Quand quelqu'un me demande quel est le rite ou la morale spécifiquement protestant, je l'invite à parler de la vie quotidienne. Je suis convaincu que le rite devrait nous décentrer de nous-mêmes, car l'essentiel est ailleurs, hors de la communauté religieuse, dans l'humanité qu'il faut servir. La religion est au service de l'Homme, et non l'inverse. Le vrai rite serait celui qui s'inscrit dans la réalité humaine, vécu par chacun dans sa vie quotidienne. Dans un certain sens, le service de Dieu est un envoi au service de l'Homme : essayer de comprendre la situation dans laquelle je me trouve, de la vivre de manière libre et responsable, et tenter de lui donner un éclairage transcendant. Le but ultime serait finalement de réconcilier la religion avec la culture.
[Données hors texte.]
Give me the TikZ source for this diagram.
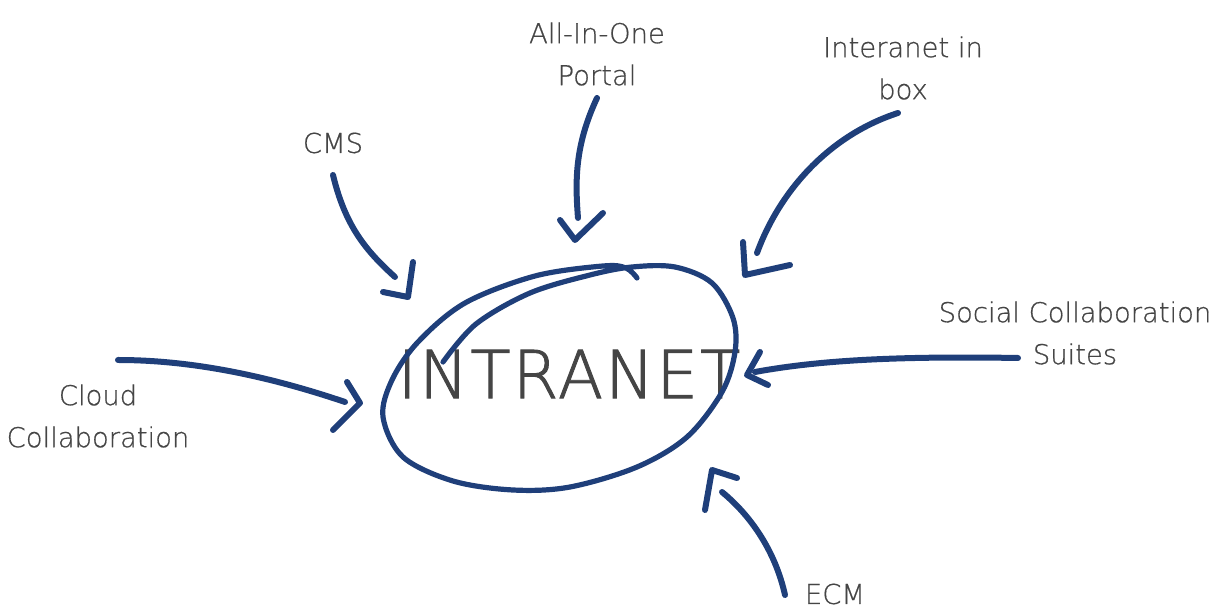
\documentclass[tikz,border=0pt]{standalone}
\usepackage{fontspec}
\newfontfamily\lightfont{DejaVuSans-ExtraLight.ttf}[FakeBold=0.6]
\newfontfamily\bigfont{DejaVuSans-ExtraLight.ttf}[FakeBold=1.4,LetterSpace=3]
\definecolor{arrowblue}{HTML}{1F3F7A}
\definecolor{textgray}{HTML}{454545}
\begin{document}
\begin{tikzpicture}[x=0.5pt,y=-0.5pt,
  lab/.style={font=\lightfont\fontsize{13.7}{21}\selectfont, text=textgray, align=center, inner sep=0pt},
  big/.style={font=\bigfont\fontsize{33}{33}\selectfont, text=textgray, inner sep=0pt},
  shaft/.style={draw=arrowblue, line width=3pt, line cap=round, line join=round},
  head/.style={shaft},
  ring/.style={draw=arrowblue, line width=2.6pt, line cap=round, line join=round}]
\useasboundingbox (0,0) rectangle (1216,608);

% labels
\node[lab] (portal) at (597,54) {All-In-One\\Portal};
\node[lab] (inbox) at (903,68) {Interanet in\\box};
\node[lab] (cms) at (333,143) {CMS};
\node[lab] (cloud) at (98,416) {Cloud\\Collaboration};
\node[lab] (social) at (1075,333) {Social Collaboration\\Suites};
\node[lab] (ecm) at (835,594) {ECM};

% centre
\node[big] (intranet) at (569,374) {INTRANET};
\draw[ring] plot[smooth, tension=0.55] coordinates {(443,362) (476,324) (530,293) (590,275) (632,267) (675,267) (712,283) (733,318) (735,352) (722,392) (687,437) (637,467) (570,487) (513,490) (453,481) (403,457) (383,417) (392,380) (418,342) (465,303) (535,276) (603,266) (626,268) (637,278)};

% arrow coordinates
\coordinate (cmsS) at (333,175); \coordinate (cmsE) at (395,277);
\coordinate (cmsA) at (413,262); \coordinate (cmsT) at (408,297); \coordinate (cmsB) at (383,292);
\coordinate (porS) at (597,98); \coordinate (porE) at (578,218);
\coordinate (porA) at (560,220); \coordinate (porT) at (575,240); \coordinate (porB) at (603,213);
\coordinate (boxS) at (898,113); \coordinate (boxE) at (757,253);
\coordinate (boxA) at (743,242); \coordinate (boxT) at (745,275); \coordinate (boxB) at (790,265);
\coordinate (socS) at (1018,358); \coordinate (socE) at (755,372);
\coordinate (socA) at (760,352); \coordinate (socT) at (747,375); \coordinate (socB) at (768,385);
\coordinate (cloS) at (118,360); \coordinate (cloE) at (345,402);
\coordinate (cloA) at (347,382); \coordinate (cloT) at (360,403); \coordinate (cloB) at (333,430);
\coordinate (ecmS) at (785,595); \coordinate (ecmE) at (722,492);
\coordinate (ecmA) at (705,510); \coordinate (ecmT) at (712,470); \coordinate (ecmB) at (737,478);

% arrows
\draw[shaft] (cmsS) .. controls (345,225) and (365,250) .. (cmsE);
\draw[head] (cmsA) -- (cmsT) -- (cmsB);
\draw[shaft] (porS) .. controls (575,145) and (575,180) .. (porE);
\draw[head] (porA) -- (porT) -- (porB);
\draw[shaft] (boxS) .. controls (830,135) and (780,190) .. (boxE);
\draw[head] (boxA) -- (boxT) -- (boxB);
\draw[shaft] (socS) .. controls (900,356) and (820,360) .. (socE);
\draw[head] (socA) -- (socT) -- (socB);
\draw[shaft] (cloS) .. controls (200,360) and (280,380) .. (cloE);
\draw[head] (cloA) -- (cloT) -- (cloB);
\draw[shaft] (ecmS) .. controls (775,550) and (750,515) .. (ecmE);
\draw[head] (ecmA) -- (ecmT) -- (ecmB);
\end{tikzpicture}
\end{document}
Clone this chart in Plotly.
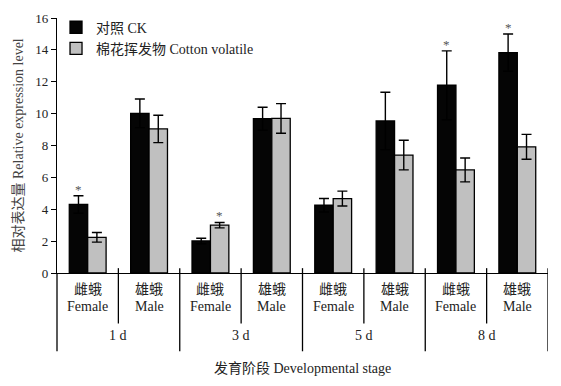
import plotly.graph_objects as go

stages = ["1 d", "3 d", "5 d", "8 d"]
sex_cn = ["雌蛾", "雄蛾"]
sex_en = ["Female", "Male"]
series_names = ["对照 CK", "棉花挥发物 Cotton volatile"]

ck_vals = [4.3, 10.02, 2.01, 9.68, 4.25, 9.54, 11.78, 13.83]
ck_err = [0.55, 0.9, 0.17, 0.72, 0.42, 1.8, 2.16, 1.17]
cv_vals = [2.24, 9.04, 3.0, 9.7, 4.67, 7.4, 6.47, 7.92]
cv_err = [0.3, 0.86, 0.17, 0.93, 0.47, 0.93, 0.75, 0.78]
ck_sig = [True, False, False, False, False, False, True, True]
cv_sig = [False, False, True, False, False, False, False, False]

yticks = [0, 2, 4, 6, 8, 10, 12, 14, 16]

n = len(ck_vals)
xpos = list(range(n))

FONT = "Liberation Serif, Times New Roman, Noto Sans CJK SC, serif"
TXT = "#222"

fig = go.Figure()
fig.add_trace(go.Bar(
    x=xpos, y=ck_vals, name=series_names[0],
    marker=dict(color="#050505", line=dict(color="black", width=1.3)),
    error_y=dict(type="data", array=ck_err, color="black", thickness=1.4, width=5),
))
fig.add_trace(go.Bar(
    x=xpos, y=cv_vals, name=series_names[1],
    marker=dict(color="#c0c0c0", line=dict(color="black", width=1.3)),
    error_y=dict(type="data", array=cv_err, color="black", thickness=1.4, width=5),
))

annotations = []
for i in range(n):
    if ck_sig[i]:
        annotations.append(dict(x=i - 0.15, y=ck_vals[i] + ck_err[i], text="*", showarrow=False,
                                yanchor="bottom", yshift=-3, font=dict(size=13, color="#555", family=FONT)))
    if cv_sig[i]:
        annotations.append(dict(x=i + 0.15, y=cv_vals[i] + cv_err[i], text="*", showarrow=False,
                                yanchor="bottom", yshift=-3, font=dict(size=13, color="#555", family=FONT)))

# category labels
for i in range(n):
    s = i % 2
    annotations.append(dict(x=i, y=-0.065, xref="x", yref="paper", text=sex_cn[s], showarrow=False,
                            yanchor="middle", font=dict(size=14, color=TXT, family=FONT)))
    annotations.append(dict(x=i, y=-0.13, xref="x", yref="paper", text=sex_en[s], showarrow=False,
                            yanchor="middle", font=dict(size=14, color=TXT, family=FONT)))
for j, st in enumerate(stages):
    annotations.append(dict(x=2 * j + 0.5, y=-0.245, xref="x", yref="paper", text=st, showarrow=False,
                            yanchor="middle", font=dict(size=14, color=TXT, family=FONT)))

annotations.append(dict(x=0.5, y=-0.375, xref="paper", yref="paper", text="发育阶段 Developmental stage",
                        showarrow=False, yanchor="middle", font=dict(size=14, color=TXT, family=FONT)))
annotations.append(dict(x=-0.0774, y=0.5, xref="paper", yref="paper", text="相对表达量 Relative expression level",
                        showarrow=False, textangle=-90, xanchor="center", yanchor="middle",
                        font=dict(size=14, color="#444", family=FONT)))

shapes = []
shapes.append(dict(type="line", xref="paper", yref="paper", x0=0, x1=0, y0=0, y1=-0.307,
                   line=dict(color="black", width=1.3)))
for k in range(n):
    xb = k + 0.5
    long = (k % 2 == 1)
    shapes.append(dict(type="line", xref="x", yref="paper", x0=xb, x1=xb,
                       y0=0.019, y1=-0.307 if long else -0.198,
                       line=dict(color="black", width=1.3)))

fig.update_layout(
    width=561, height=386,
    margin=dict(l=57, r=13, t=16, b=113),
    paper_bgcolor="white", plot_bgcolor="white",
    barmode="group", bargap=0.4, bargroupgap=0,
    font=dict(family=FONT, size=14, color=TXT),
    showlegend=True,
    legend=dict(x=-0.002, y=1.025, xanchor="left", yanchor="top", bgcolor="rgba(0,0,0,0)",
                font=dict(size=14, family=FONT, color=TXT), tracegroupgap=0, itemwidth=30),
    annotations=annotations,
    shapes=shapes,
)
fig.update_xaxes(range=[-0.5, n - 0.5], showticklabels=False, ticks="", showline=True,
                 linecolor="black", linewidth=1.3, showgrid=False, zeroline=False)
fig.update_yaxes(range=[0, 16], tickvals=yticks, ticks="outside", ticklen=5, tickwidth=1.3,
                 tickcolor="black", showline=True, linecolor="black", linewidth=1.3,
                 showgrid=False, zeroline=False, tickfont=dict(size=13, family=FONT, color=TXT))

fig.write_html("out.html", config={"displayModeBar": False},
               post_script="document.body.style.margin='0';document.body.style.overflow='hidden';")
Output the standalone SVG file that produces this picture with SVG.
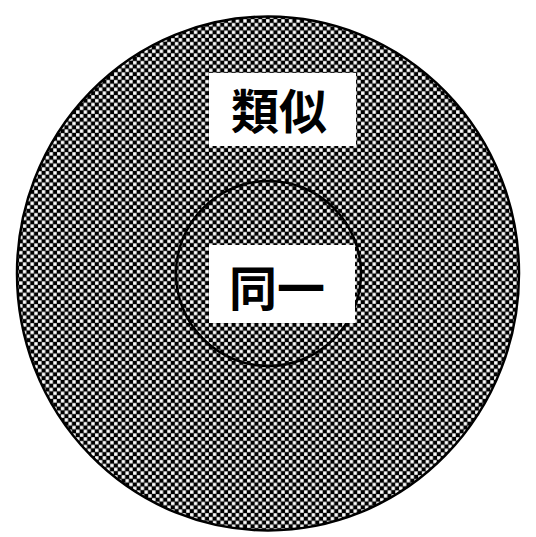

Aujourd'hui le protestantisme est en quête de rite désacralisé, davantage dans sa dimension symbolique ou métaphorique, c'est-à-dire en tant que signe qui participe réellement au pouvoir de la réalité qu'il signifie. La question est de savoir comment. En effet, on ne peut pas inventer ni abolir un symbole : il résulte d'une "rencontre" avec la Réalité qu'il signifie et meurt quand cette rencontre cesse. A une époque où beaucoup sont tentés par un « retour au religieux », mais sans l'esprit critique que cela implique, la force du protestantisme consisterait, me semble-t-il, à puiser dans son essence même la volonté d'articuler le geste rituel et le geste prophétique critique. Le rite protestant sera toujours en marche, en chantier, révisable, sans cesse à réformer. Il faut rester attentif à chaque situation humaine et historique, qui peut devenir un moment favorable de rencontre avec Dieu. Et en même temps se rappeler le danger de l'identification du sacré avec ce qui le porte.